Likewise, with respect to CFBF's "shadow bill" proposal, PG&E objects to the proposal but does not object to the need for such bill analysis. PG&E argues that its proposal for enhanced CSOL functionality will provide such analysis as well as analyses using varying scenarios. Again, we agree with PG&E, and, as discussed later in this decision, note that the PG&E proposal to implement such CSOL functionality is approved. Again, we expect that this feature will be available to agricultural customers before they are subject to being defaulted to PDP. We also note that this CSOL feature to calculate bills under varying scenarios is very important and necessary not only for agricultural customers, but for all customers, to evaluate the effects of PDP and make appropriate choices. PG&E should not default any customers subject to the February 1, 2011 and November 1, 2011 effective dates for defaulting to PDP until this feature is available at least 45 days prior to their default dates.

8.2. Other Agricultural Customer Issues

In this proceeding, AECA recommended an alternative dynamic pricing scheme similar to an SCE rate that provides a table of TOU prices on a year-ahead basis, which is adjusted for weather. AECA states it would offer significantly more flexibility and would encourage voluntary participation within the agricultural class.

PG&E opposes this recommendation indicating that it is impractical. PG&E alleges that AECA mischaracterized the SCE proposal, the SCE proposal is being discontinued, AECA's proposal would have large cost and schedule impacts, and it would needlessly complicate customers' choices.

AECA also states that SmartMeter installation and the emergence of dynamic pricing create the opportunity to virtually master meter farm operations' multiple accounts in ways that could fundamentally transform agricultural energy management practices, providing significant system benefits. AECA recommends that the Commission develop programs that enable growers to virtually aggregate multiple meters.

PG&E states that the proposal is moot, because, in effect, agricultural customers will receive the benefit of virtual master metering through the PDP rate design. PG&E adds that to the extent that AECA wants virtual master metering for purposes other than PDP, the issue belongs in the rate design phase of a GRC.

In its opening brief, AECA states that both of its proposals require significant study and analysis and, given the limited scope of the rate design window, concedes that consideration of such topics is likely better determined in PG&E's next GRC. AECA now requests that the Commission order PG&E to raise both issues in their next GRC for consideration.

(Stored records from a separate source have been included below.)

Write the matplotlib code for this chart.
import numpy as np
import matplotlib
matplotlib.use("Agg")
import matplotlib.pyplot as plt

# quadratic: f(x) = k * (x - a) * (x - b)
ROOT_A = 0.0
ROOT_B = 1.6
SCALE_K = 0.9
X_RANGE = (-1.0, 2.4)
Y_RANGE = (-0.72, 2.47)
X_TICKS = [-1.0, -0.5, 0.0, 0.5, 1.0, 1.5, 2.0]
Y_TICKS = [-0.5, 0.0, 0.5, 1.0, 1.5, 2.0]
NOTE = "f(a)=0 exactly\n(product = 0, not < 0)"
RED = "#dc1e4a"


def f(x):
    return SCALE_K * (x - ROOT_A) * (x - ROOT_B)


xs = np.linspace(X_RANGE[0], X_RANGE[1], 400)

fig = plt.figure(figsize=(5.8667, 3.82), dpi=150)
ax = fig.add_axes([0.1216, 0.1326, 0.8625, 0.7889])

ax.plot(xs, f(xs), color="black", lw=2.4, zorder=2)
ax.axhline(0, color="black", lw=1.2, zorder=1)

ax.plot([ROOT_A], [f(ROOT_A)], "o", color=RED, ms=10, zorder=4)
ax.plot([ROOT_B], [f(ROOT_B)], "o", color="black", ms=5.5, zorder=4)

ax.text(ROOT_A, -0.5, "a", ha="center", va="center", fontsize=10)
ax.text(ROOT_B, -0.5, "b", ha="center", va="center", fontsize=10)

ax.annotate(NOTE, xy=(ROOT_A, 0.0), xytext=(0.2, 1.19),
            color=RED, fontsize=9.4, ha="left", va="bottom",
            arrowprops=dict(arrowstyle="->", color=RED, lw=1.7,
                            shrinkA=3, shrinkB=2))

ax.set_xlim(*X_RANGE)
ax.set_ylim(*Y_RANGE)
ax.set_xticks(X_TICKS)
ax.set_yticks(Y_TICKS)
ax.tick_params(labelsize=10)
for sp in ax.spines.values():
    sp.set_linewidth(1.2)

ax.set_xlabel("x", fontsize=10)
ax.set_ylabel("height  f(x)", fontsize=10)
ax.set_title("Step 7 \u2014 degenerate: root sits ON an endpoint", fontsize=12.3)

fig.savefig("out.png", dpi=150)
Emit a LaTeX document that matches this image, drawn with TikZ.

In its reply brief, PG&E renewed its objections to the proposals and indicated that while parties are free to raise such issues in the rate design phase of GRCs, PG&E should not be required to do so.

8.2.1. Discussion

Since AECA is withdrawing consideration of both proposals in this proceeding, we will not rule on the merits of the proposals at this time. Also, we note PG&E's responsive testimony and objections and we will not require PG&E to raise either issue in its next or future Phase 2 GRC proceedings. However, at such times, parties are free to raise and support such issues on their own.